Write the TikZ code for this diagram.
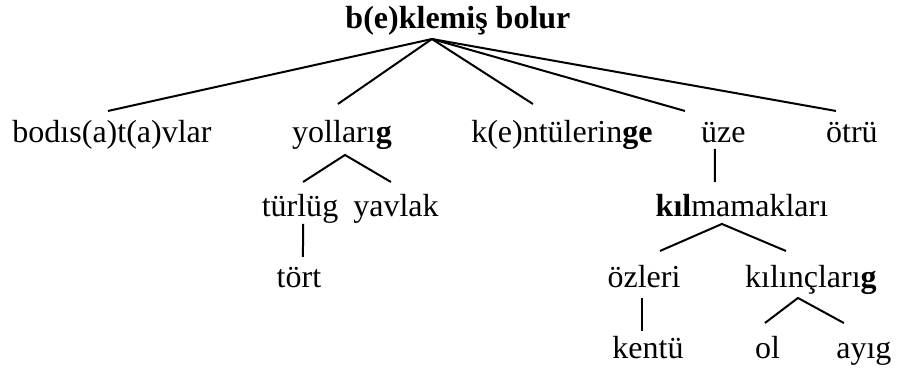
\documentclass[tikz,border=0pt]{standalone}
\usepackage{fontspec}
\setmainfont{Liberation Serif}
\usepackage{tikz}
\tikzset{
  word/.style={anchor=base,inner sep=0pt,font=\fontsize{12}{14}\selectfont},
  edge/.style={line width=0.75pt,black}
}

\begin{document}
\begin{tikzpicture}[x=1cm,y=1cm]
\useasboundingbox (0,0) rectangle (11.832,-4.928);
\node[word] (root) at (6.034,-0.382) {\textbf{b(e)klemiş bolur}};
\node[word] (bod) at (1.476,-1.884) {bodıs(a)t(a)vlar};
\node[word] (yol) at (4.506,-1.884) {yolları\textbf{g}};
\node[word] (ken) at (7.404,-1.884) {k(e)ntülerin\textbf{ge}};
\node[word] (uze) at (9.532,-1.884) {üze};
\node[word] (otru) at (11.225,-1.884) {ötrü};
\node[word] (turlug) at (3.953,-2.859) {türlüg};
\node[word] (yavlak) at (5.217,-2.859) {yavlak};
\node[word] (kil) at (9.776,-2.859) {\textbf{kıl}mamakları};
\node[word] (tort) at (3.939,-3.794) {tört};
\node[word] (ozleri) at (8.485,-3.794) {özleri};
\node[word] (kilinc) at (10.685,-3.794) {kılınçları\textbf{g}};
\node[word] (kentu) at (8.538,-4.730) {kentü};
\node[word] (ol) at (10.112,-4.730) {ol};
\node[word] (ayig) at (11.383,-4.730) {ayıg};
% top level
\draw[edge] ([shift={(-0.053,0.422)}]bod.base) -- ([shift={(-0.343,-0.132)}]root.base);
\draw[edge] ([shift={(-0.053,0.514)}]yol.base) -- ([shift={(-0.343,-0.132)}]root.base);
\draw[edge] ([shift={(-0.382,0.514)}]ken.base) -- ([shift={(-0.343,-0.132)}]root.base);
\draw[edge] ([shift={(-0.507,0.422)}]uze.base) -- ([shift={(-0.343,-0.132)}]root.base);
\draw[edge] ([shift={(-0.211,0.422)}]otru.base) -- ([shift={(-0.343,-0.132)}]root.base);
% second level
\draw[edge] ([shift={(0.040,0.461)}]turlug.base) -- ([shift={(0.040,-0.158)}]yol.base)
  -- ([shift={(-0.066,0.461)}]yavlak.base);
\draw[edge] ([shift={(-0.112,-0.079)}]uze.base) -- ([shift={(-0.356,0.461)}]kil.base);
\draw[edge] ([shift={(0.040,-0.092)}]turlug.base) -- ([shift={(0.053,0.408)}]tort.base);
\draw[edge] ([shift={(0.211,0.487)}]ozleri.base) -- ([shift={(-0.264,-0.092)}]kil.base)
  -- ([shift={(-0.329,0.487)}]kilinc.base);
% bottom level
\draw[edge] ([shift={(-0.026,-0.132)}]ozleri.base) -- ([shift={(-0.079,0.369)}]kentu.base);
\draw[edge] ([shift={(-0.033,0.474)}]ol.base) -- ([shift={(-0.171,-0.132)}]kilinc.base)
  -- ([shift={(-0.264,0.474)}]ayig.base);
\end{tikzpicture}
\end{document}
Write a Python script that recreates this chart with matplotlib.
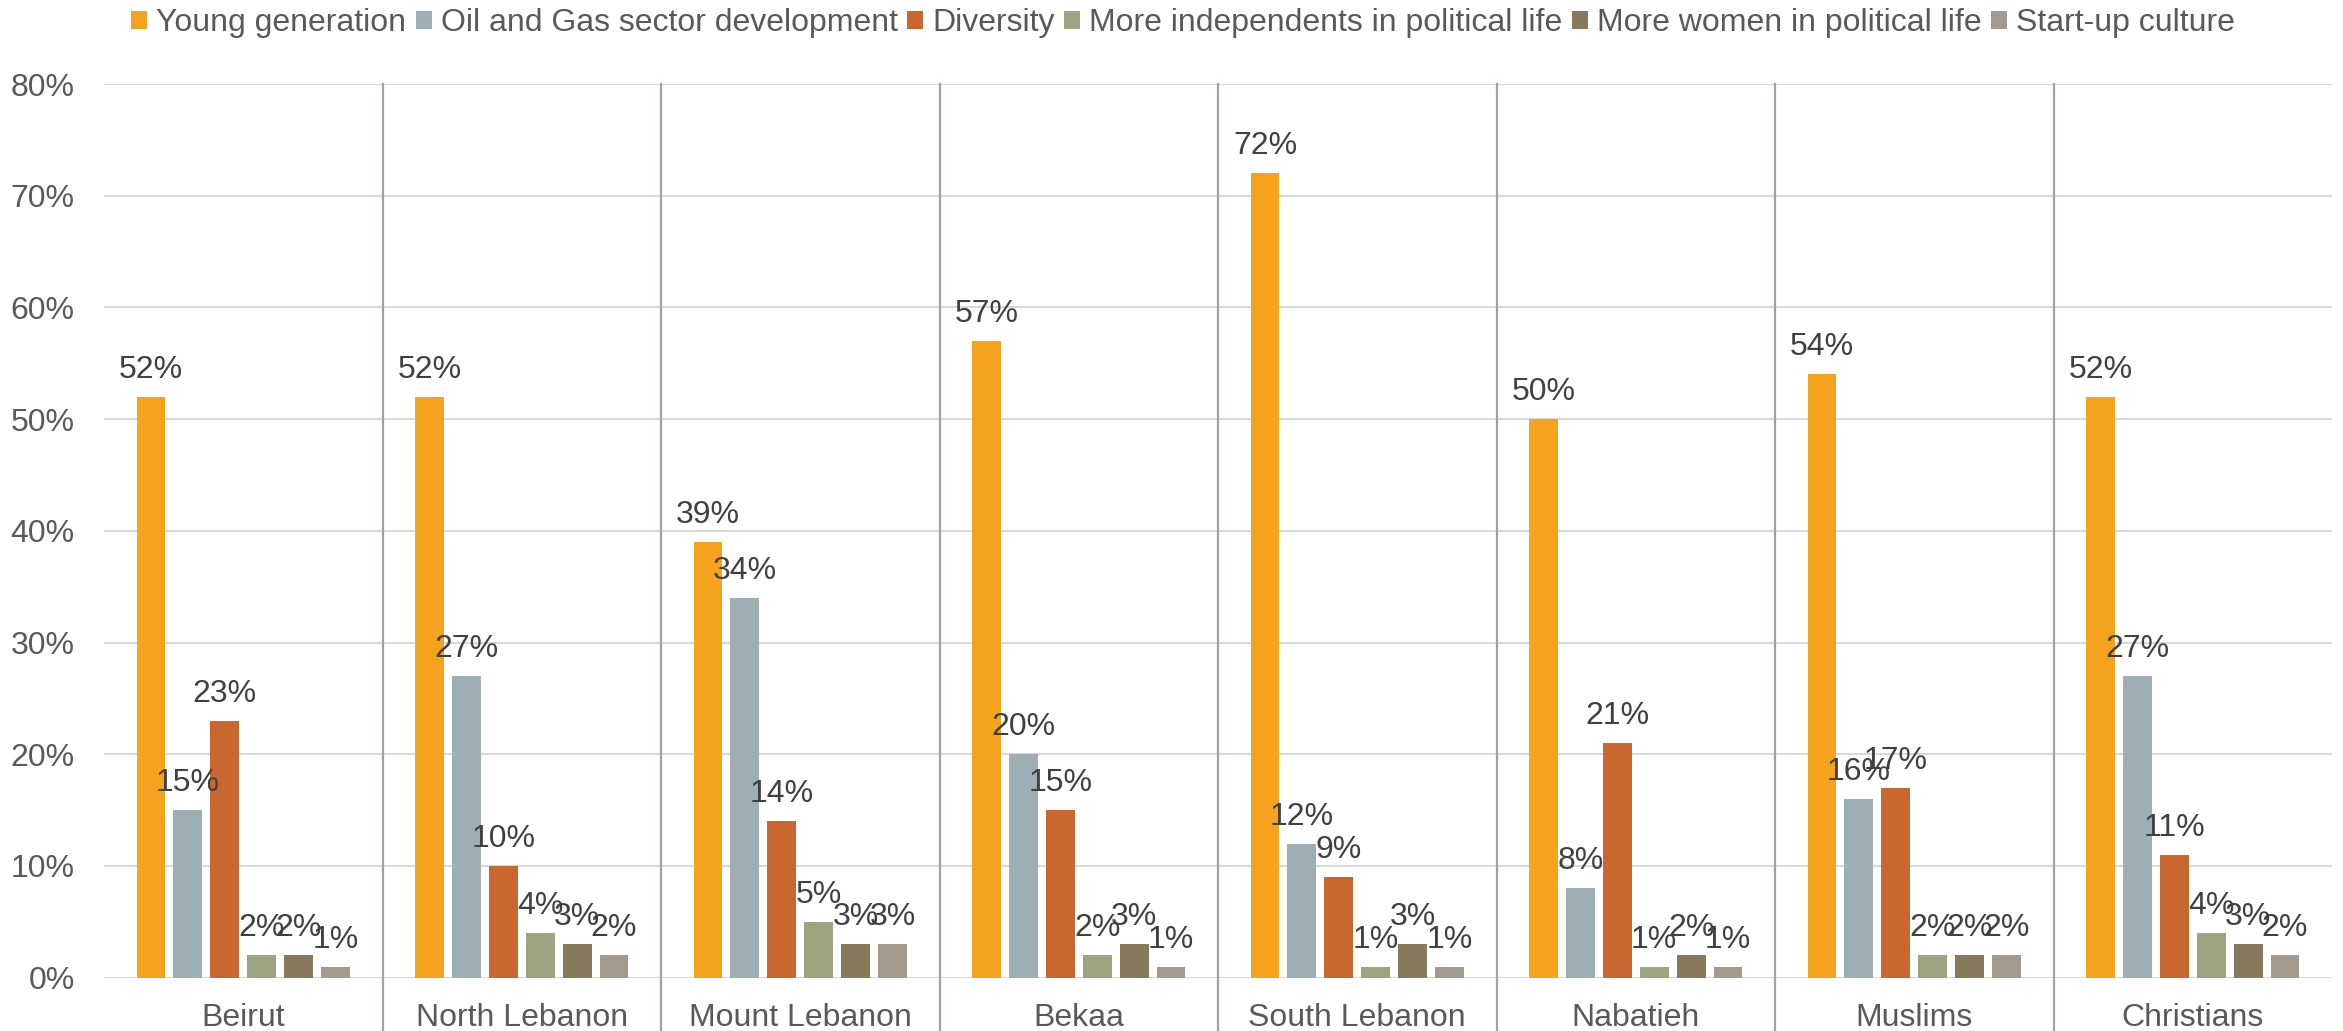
import matplotlib.pyplot as plt
from matplotlib.patches import Patch
import numpy as np

plt.rcParams['font.family'] = ['Liberation Sans', 'DejaVu Sans']

categories = ['Beirut', 'North Lebanon', 'Mount Lebanon', 'Bekaa',
              'South Lebanon', 'Nabatieh', 'Muslims', 'Christians']
series_names = ['Young generation', 'Oil and Gas sector development', 'Diversity',
                'More independents in political life', 'More women in political life',
                'Start-up culture']
young = [52, 52, 39, 57, 72, 50, 54, 52]
oil_gas = [15, 27, 34, 20, 12, 8, 16, 27]
diversity = [23, 10, 14, 15, 9, 21, 17, 11]
independents = [2, 4, 5, 2, 1, 1, 2, 4]
women = [2, 3, 3, 3, 3, 2, 2, 3]
startup = [1, 2, 3, 1, 1, 1, 2, 2]
yticks = [0, 10, 20, 30, 40, 50, 60, 70, 80]

colors = ['#F5A31F', '#9DAFB5', '#C96730', '#9CA37F', '#877A5C', '#A39A8D']
series = [young, oil_gas, diversity, independents, women, startup]

W, H = 2343, 1031
fig = plt.figure(figsize=(W / 100, H / 100), dpi=100)
ax = fig.add_axes([104 / W, (H - 977.7) / H, 2228 / W, 893.7 / H])

fs = 23
pitch = 0.1325
width = 0.1036
x = np.arange(len(categories))

for i, (vals, col) in enumerate(zip(series, colors)):
    pos = x + (i - 2.5) * pitch
    ax.bar(pos, [v / 100 for v in vals], width=width, color=col, zorder=3)
    for px, v in zip(pos, vals):
        ax.annotate(f'{v}%', (px, v / 100), xytext=(0, 13.7), textcoords='offset points',
                    ha='center', va='baseline', fontsize=fs, color='#404040', zorder=4)

ax.set_xlim(-0.5, len(categories) - 0.5)
ax.set_ylim(0, 0.8)
ax.set_yticks([t / 100 for t in yticks])
ax.set_yticklabels([f'{t}%' for t in yticks])
ax.set_xticks(x)
ax.set_xticklabels(categories)
ax.tick_params(axis='both', length=0, labelsize=fs, labelcolor='#595959')
ax.tick_params(axis='y', pad=21)
ax.tick_params(axis='x', pad=18)
ax.grid(axis='y', color='#D9D9D9', linewidth=1.5, zorder=0)
for s in ax.spines.values():
    s.set_visible(False)

# category separators reaching below the axis
for b in x[:-1] + 0.5:
    ax.axvline(b, ymin=-0.06, ymax=1, color='#A8A196', linewidth=1.6,
               clip_on=False, zorder=2)

handles = [Patch(facecolor=c, edgecolor='none') for c in colors]
fig.legend(handles, series_names, loc='center', bbox_to_anchor=(1183 / W, 1 - 23 / H),
           ncol=6, frameon=False, fontsize=fs, labelcolor='#595959',
           handlelength=0.5, handleheight=0.5, handletextpad=0.28,
           columnspacing=0.3, borderpad=0, borderaxespad=0)

fig.savefig('out.png', dpi=100)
------------
■ **WHAT YOU NEED TO DO**:
Retype the whole listing, keeping every line identical and omitting all pictures.

■ **EXERCISE RESPONSE**:
Write the TikZ code for this diagram.
\documentclass[tikz,border=0pt]{standalone}
\usepackage{fontspec}
\setmainfont{Liberation Serif}
\usepackage{tikz}
\tikzset{
  word/.style={anchor=base,inner sep=0pt,font=\fontsize{12}{14}\selectfont},
  edge/.style={line width=0.75pt,black}
}

\begin{document}
\begin{tikzpicture}[x=1cm,y=1cm]
\useasboundingbox (0,0) rectangle (11.832,-4.928);
\node[word] (root) at (6.034,-0.382) {\textbf{b(e)klemiş bolur}};
\node[word] (bod) at (1.476,-1.884) {bodıs(a)t(a)vlar};
\node[word] (yol) at (4.506,-1.884) {yolları\textbf{g}};
\node[word] (ken) at (7.404,-1.884) {k(e)ntülerin\textbf{ge}};
\node[word] (uze) at (9.532,-1.884) {üze};
\node[word] (otru) at (11.225,-1.884) {ötrü};
\node[word] (turlug) at (3.953,-2.859) {türlüg};
\node[word] (yavlak) at (5.217,-2.859) {yavlak};
\node[word] (kil) at (9.776,-2.859) {\textbf{kıl}mamakları};
\node[word] (tort) at (3.939,-3.794) {tört};
\node[word] (ozleri) at (8.485,-3.794) {özleri};
\node[word] (kilinc) at (10.685,-3.794) {kılınçları\textbf{g}};
\node[word] (kentu) at (8.538,-4.730) {kentü};
\node[word] (ol) at (10.112,-4.730) {ol};
\node[word] (ayig) at (11.383,-4.730) {ayıg};
% top level
\draw[edge] ([shift={(-0.053,0.422)}]bod.base) -- ([shift={(-0.343,-0.132)}]root.base);
\draw[edge] ([shift={(-0.053,0.514)}]yol.base) -- ([shift={(-0.343,-0.132)}]root.base);
\draw[edge] ([shift={(-0.382,0.514)}]ken.base) -- ([shift={(-0.343,-0.132)}]root.base);
\draw[edge] ([shift={(-0.507,0.422)}]uze.base) -- ([shift={(-0.343,-0.132)}]root.base);
\draw[edge] ([shift={(-0.211,0.422)}]otru.base) -- ([shift={(-0.343,-0.132)}]root.base);
% second level
\draw[edge] ([shift={(0.040,0.461)}]turlug.base) -- ([shift={(0.040,-0.158)}]yol.base)
  -- ([shift={(-0.066,0.461)}]yavlak.base);
\draw[edge] ([shift={(-0.112,-0.079)}]uze.base) -- ([shift={(-0.356,0.461)}]kil.base);
\draw[edge] ([shift={(0.040,-0.092)}]turlug.base) -- ([shift={(0.053,0.408)}]tort.base);
\draw[edge] ([shift={(0.211,0.487)}]ozleri.base) -- ([shift={(-0.264,-0.092)}]kil.base)
  -- ([shift={(-0.329,0.487)}]kilinc.base);
% bottom level
\draw[edge] ([shift={(-0.026,-0.132)}]ozleri.base) -- ([shift={(-0.079,0.369)}]kentu.base);
\draw[edge] ([shift={(-0.033,0.474)}]ol.base) -- ([shift={(-0.171,-0.132)}]kilinc.base)
  -- ([shift={(-0.264,0.474)}]ayig.base);
\end{tikzpicture}
\end{document}
Write a Python script that recreates this chart with matplotlib.
import matplotlib.pyplot as plt
from matplotlib.patches import Patch
import numpy as np

plt.rcParams['font.family'] = ['Liberation Sans', 'DejaVu Sans']

categories = ['Beirut', 'North Lebanon', 'Mount Lebanon', 'Bekaa',
              'South Lebanon', 'Nabatieh', 'Muslims', 'Christians']
series_names = ['Young generation', 'Oil and Gas sector development', 'Diversity',
                'More independents in political life', 'More women in political life',
                'Start-up culture']
young = [52, 52, 39, 57, 72, 50, 54, 52]
oil_gas = [15, 27, 34, 20, 12, 8, 16, 27]
diversity = [23, 10, 14, 15, 9, 21, 17, 11]
independents = [2, 4, 5, 2, 1, 1, 2, 4]
women = [2, 3, 3, 3, 3, 2, 2, 3]
startup = [1, 2, 3, 1, 1, 1, 2, 2]
yticks = [0, 10, 20, 30, 40, 50, 60, 70, 80]

colors = ['#F5A31F', '#9DAFB5', '#C96730', '#9CA37F', '#877A5C', '#A39A8D']
series = [young, oil_gas, diversity, independents, women, startup]

W, H = 2343, 1031
fig = plt.figure(figsize=(W / 100, H / 100), dpi=100)
ax = fig.add_axes([104 / W, (H - 977.7) / H, 2228 / W, 893.7 / H])

fs = 23
pitch = 0.1325
width = 0.1036
x = np.arange(len(categories))

for i, (vals, col) in enumerate(zip(series, colors)):
    pos = x + (i - 2.5) * pitch
    ax.bar(pos, [v / 100 for v in vals], width=width, color=col, zorder=3)
    for px, v in zip(pos, vals):
        ax.annotate(f'{v}%', (px, v / 100), xytext=(0, 13.7), textcoords='offset points',
                    ha='center', va='baseline', fontsize=fs, color='#404040', zorder=4)

ax.set_xlim(-0.5, len(categories) - 0.5)
ax.set_ylim(0, 0.8)
ax.set_yticks([t / 100 for t in yticks])
ax.set_yticklabels([f'{t}%' for t in yticks])
ax.set_xticks(x)
ax.set_xticklabels(categories)
ax.tick_params(axis='both', length=0, labelsize=fs, labelcolor='#595959')
ax.tick_params(axis='y', pad=21)
ax.tick_params(axis='x', pad=18)
ax.grid(axis='y', color='#D9D9D9', linewidth=1.5, zorder=0)
for s in ax.spines.values():
    s.set_visible(False)

# category separators reaching below the axis
for b in x[:-1] + 0.5:
    ax.axvline(b, ymin=-0.06, ymax=1, color='#A8A196', linewidth=1.6,
               clip_on=False, zorder=2)

handles = [Patch(facecolor=c, edgecolor='none') for c in colors]
fig.legend(handles, series_names, loc='center', bbox_to_anchor=(1183 / W, 1 - 23 / H),
           ncol=6, frameon=False, fontsize=fs, labelcolor='#595959',
           handlelength=0.5, handleheight=0.5, handletextpad=0.28,
           columnspacing=0.3, borderpad=0, borderaxespad=0)

fig.savefig('out.png', dpi=100)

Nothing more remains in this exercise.